Les générations à venir
Beaucoup, dans les milieux écologistes – mais pas seulement – répètent volontiers que, sur les questions d’environnement, la prise de conscience des catholiques a été tardive.
C’est sans doute vrai pour la masse des fidèles, mais c’est faux en ce qui concerne le magistère.
C’est en effet en 1970, soit deux ans avant 1972 – date à laquelle la question émerge dans le débat public, avec le rapport du Club de Rome sur les limites de la croissance -, que Paul VI déclare devant la FAO : « La détérioration progressive de ce qu’il est convenu d’appeler l’environnement risque, sous l’effet des retombées de la civilisation industrielle, de conduire à une véritable catastrophe écologique. Déjà nous voyons se vicier l’air que nous respirons, se dégrader l’eau que nous buvons, se polluer les rivières, les lacs, voire les océans, jusqu’à faire craindre une véritable ‘mort biologique’ dans un avenir rapproché, si des mesures énergiques ne sont sans retard courageusement adoptées et sévèrement mises en œuvre» (La documentation catholique, n° 1575, pp 1051-1056).
Il récidive l’année suivante : « Brusquement l’homme en prend conscience : par une exploitation inconsidérée de la nature, il risque de la détruire et d’être à son tour la victime de cette dégradation. Non seulement l’environnement matériel devient une menace permanente – pollutions et déchets, nouvelles maladies, pouvoir destructeur absolu – mais c’est le cadre humain que l’homme ne maîtrise plus, créant ainsi pour demain un environnement qui pourra lui être intolérable. Problème social d’envergure qui regarde la famille humaine tout entière. C’est vers ces perceptions neuves que le chrétien doit se tourner pour prendre en responsabilité, avec les autres hommes, un destin désormais commun (Octogesima adveniens, n. 21).

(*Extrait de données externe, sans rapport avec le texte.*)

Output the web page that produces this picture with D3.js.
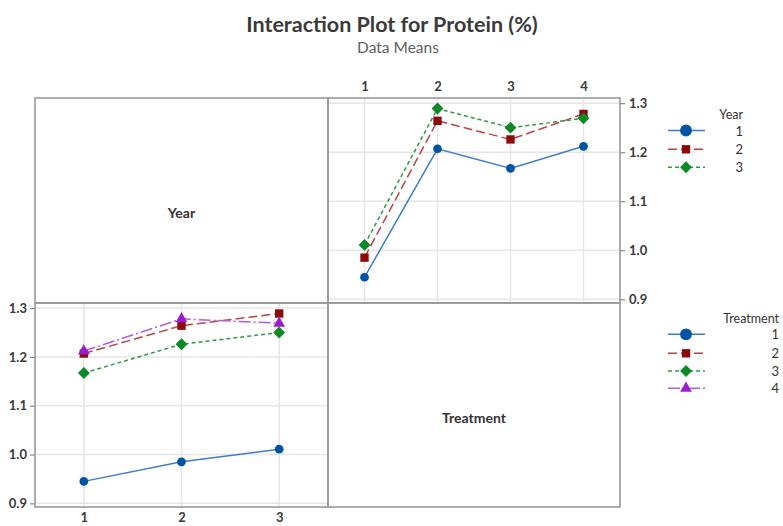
<!DOCTYPE html>
<html><head><meta charset="utf-8">
<script src="https://cdn.jsdelivr.net/npm/d3@7"></script>
<style>body{margin:0;background:#fff}svg{display:block}</style>
</head><body><svg id="c" width="783" height="526"></svg>
<script>
const years = ["1","2","3"];
const treatments = ["1","2","3","4"];
// means[year][treatment]
const year1 = [0.945, 1.207, 1.167, 1.212];
const year2 = [0.985, 1.264, 1.226, 1.278];
const year3 = [1.011, 1.289, 1.250, 1.269];
const yTicks = [0.9, 1.0, 1.1, 1.2, 1.3];
const title = "Interaction Plot for Protein (%)";
const subtitle = "Data Means";

const means = [year1, year2, year3];
const diamond = d3.symbolDiamond2 || d3.symbolDiamond;
const styles = [
  {marker:"#0053a5", line:"#3d7cc9", dash:null, shape:d3.symbolCircle, size:60},
  {marker:"#8c0a0a", line:"#b84545", dash:"9,4", shape:d3.symbolSquare, size:70},
  {marker:"#0b8a25", line:"#2e9a44", dash:"4,3", shape:diamond, size:90},
  {marker:"#9a1ed0", line:"#b25ddb", dash:"12,3,2,3", shape:d3.symbolTriangle, size:60}
];

const svg = d3.select("#c");
const font = "Lato, 'Open Sans', sans-serif";
const txt = "#333";

svg.append("text").attr("x",392).attr("y",32).attr("text-anchor","middle")
  .attr("font-family",font).attr("font-weight","bold").attr("font-size",21.5).attr("fill","#3a3a3a").text(title);
svg.append("text").attr("x",398).attr("y",53).attr("text-anchor","middle")
  .attr("font-family",font).attr("font-size",15.5).attr("fill","#606060").text(subtitle);

const L=35, M=328, R=620, T=98, H=303, B=507;
const yDom = [0.8925, 1.3105];

const yTR = d3.scaleLinear().domain(yDom).range([H, T]);
const yBL = d3.scaleLinear().domain(yDom).range([B, H]);
const xTR = d3.scalePoint().domain(treatments).range([M, R]).padding(0.5);
const xBL = d3.scalePoint().domain(years).range([L, M]).padding(0.5);

function grid(g, xs, xdom, ys, x0, x1, y0, y1){
  g.selectAll(".vg").data(xdom).join("line")
    .attr("x1",d=>xs(d)).attr("x2",d=>xs(d)).attr("y1",y0).attr("y2",y1)
    .attr("stroke","#e6e6e6").attr("stroke-width",1.5);
  g.selectAll(".hg").data(yTicks).join("line")
    .attr("x1",x0).attr("x2",x1).attr("y1",d=>ys(d)).attr("y2",d=>ys(d))
    .attr("stroke","#e6e6e6").attr("stroke-width",1.5);
}
const gTR = svg.append("g"); grid(gTR, xTR, treatments, yTR, M, R, T, H);
const gBL = svg.append("g"); grid(gBL, xBL, years, yBL, L, M, H, B);

// axes
const axStyle = g => {
  g.select(".domain").remove();
  g.selectAll(".tick line").attr("stroke","#888").attr("stroke-width",1.2);
  g.selectAll(".tick text").attr("font-family",font).attr("font-size",13).attr("font-weight","bold").attr("fill","#3a3a3a");
};
svg.append("g").attr("transform",`translate(${R},0)`)
  .call(d3.axisRight(yTR).tickValues(yTicks).tickFormat(d3.format(".1f")).tickSize(5).tickPadding(4)).call(axStyle);
svg.append("g").attr("transform",`translate(${L},0)`)
  .call(d3.axisLeft(yBL).tickValues(yTicks).tickFormat(d3.format(".1f")).tickSize(5).tickPadding(3)).call(axStyle);
svg.append("g").attr("transform",`translate(0,${T-4})`)
  .call(d3.axisTop(xTR).tickSize(0).tickPadding(3)).call(axStyle);
svg.append("g").attr("transform",`translate(0,${B+3})`)
  .call(d3.axisBottom(xBL).tickSize(0).tickPadding(3)).call(axStyle);

// frames
const fr = [[L,T,M,H],[M,T,R,H],[L,H,M,B],[M,H,R,B]];
svg.selectAll(".fr").data(fr).join("rect")
  .attr("x",d=>d[0]).attr("y",d=>d[1]).attr("width",d=>d[2]-d[0]).attr("height",d=>d[3]-d[1])
  .attr("fill","none").attr("stroke","#999").attr("stroke-width",1.6);

// panel labels
svg.append("text").attr("x",(L+M)/2).attr("y",218).attr("text-anchor","middle")
  .attr("font-family",font).attr("font-weight","bold").attr("font-size",14).attr("fill",txt).text("Year");
svg.append("text").attr("x",(M+R)/2).attr("y",423).attr("text-anchor","middle")
  .attr("font-family",font).attr("font-weight","bold").attr("font-size",14).attr("fill",txt).text("Treatment");

function series(g, pts, st){
  const line = d3.line().x(d=>d[0]).y(d=>d[1]);
  g.append("path").attr("d",line(pts)).attr("fill","none").attr("stroke",st.line)
    .attr("stroke-width",1.5).attr("stroke-dasharray",st.dash);
  g.selectAll(null).data(pts).join("path")
    .attr("transform",d=>`translate(${d[0]},${d[1]})`)
    .attr("d",d3.symbol().type(st.shape).size(st.size)).attr("fill",st.marker);
}

// top-right: Year lines over treatment
means.forEach((row,i)=>{
  series(gTR, treatments.map((t,j)=>[xTR(t), yTR(row[j])]), styles[i]);
});
// bottom-left: Treatment lines over year
treatments.forEach((t,j)=>{
  series(gBL, years.map((y,i)=>[xBL(y), yBL(means[i][j])]), styles[j]);
});

function legend(titleText, items, yTitle, ys, right){
  svg.append("text").attr("x",right).attr("y",yTitle+4).attr("text-anchor","end")
    .attr("font-family",font).attr("font-size",12.5).attr("fill",txt).text(titleText);
  items.forEach((lab,i)=>{
    const st = styles[i], y = ys[i];
    svg.append("line").attr("x1",668).attr("x2",705).attr("y1",y).attr("y2",y)
      .attr("stroke",st.line).attr("stroke-width",1.5).attr("stroke-dasharray",st.dash);
    svg.append("path").attr("transform",`translate(686,${y})`)
      .attr("d",d3.symbol().type(st.shape).size(i===0?110:st.size)).attr("fill",st.marker);
    svg.append("text").attr("x",right).attr("y",y+5).attr("text-anchor","end")
      .attr("font-family",font).attr("font-size",13).attr("fill",txt).text(lab);
  });
}
legend("Year", years, 115, [130.5,149.3,167.3], 743);
legend("Treatment", treatments, 319, [334.3,353.3,371,388.3], 779);
</script></body></html>
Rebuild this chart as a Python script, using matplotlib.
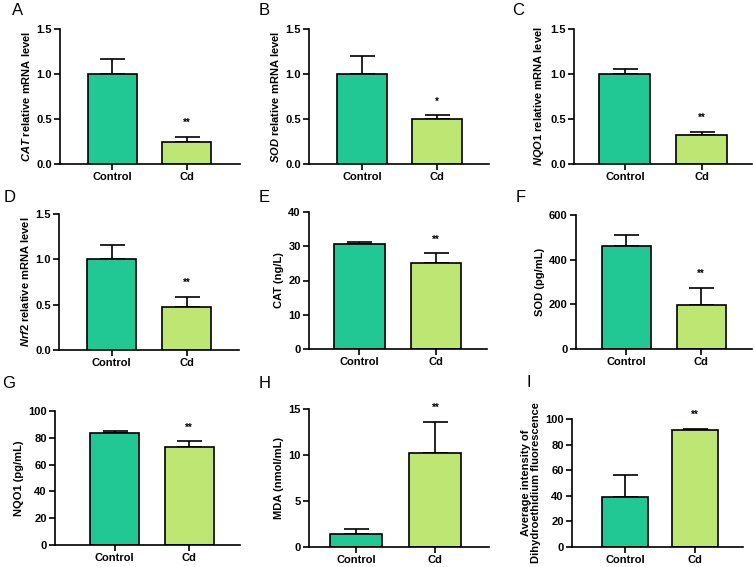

On voit que la « doctrine sociale de l’Eglise » est parfois en avance sur ce que pensent les catholiques, et parfois les bouscule même un peu. Ce fut le cas avec Rerum Novarum (1891), qui suscita bien des réticences chez les patrons catholiques ; c’est le cas aujourd’hui sur des questions comme la peine de mort aux Etats-Unis ou l’accueil de l’étranger dans notre pays.
Autre encyclique à rappeler : Populorum progressio (1967). Certes, ce texte n’aborde pas la question écologique, mais il familiarise les catholiques avec l’idée – devenue aujourd’hui essentielle pour l’avenir de notre planète – que le vrai développement ne s’identifie pas à la croissance du PIB par habitant. Il comprend aussi (au § 17) une phrase qui annonce un thème qui devient aujourd’hui central dans l’argumentaire éthique, le devoir de laisser à nos descendants une planète vivable : « Héritiers des générations passées et bénéficiaires du travail de nos contemporains, nous avons des obligations envers tous et nous ne pouvons nous désintéresser de ceux qui viendront agrandir après nous le cercle de la famille humaine ».
Repris par Jean-Paul II (voir le n° 367 du Compendium), ce thème est développé par Benoît XVI, qui introduit le concept de « solidarité intergénérationnelle », puis souligne que l’adjectif « universel », dans l’énoncé du principe traditionnel de la « destination universelle des biens » ne couvre pas seulement l’espace, mais le temps : « L’environnement naturel a été donné à tous par Dieu et son usage représente pour nous une responsabilité à l’égard des pauvres, des générations à venir et de l’humanité tout entière » (Caritas in veritate 48).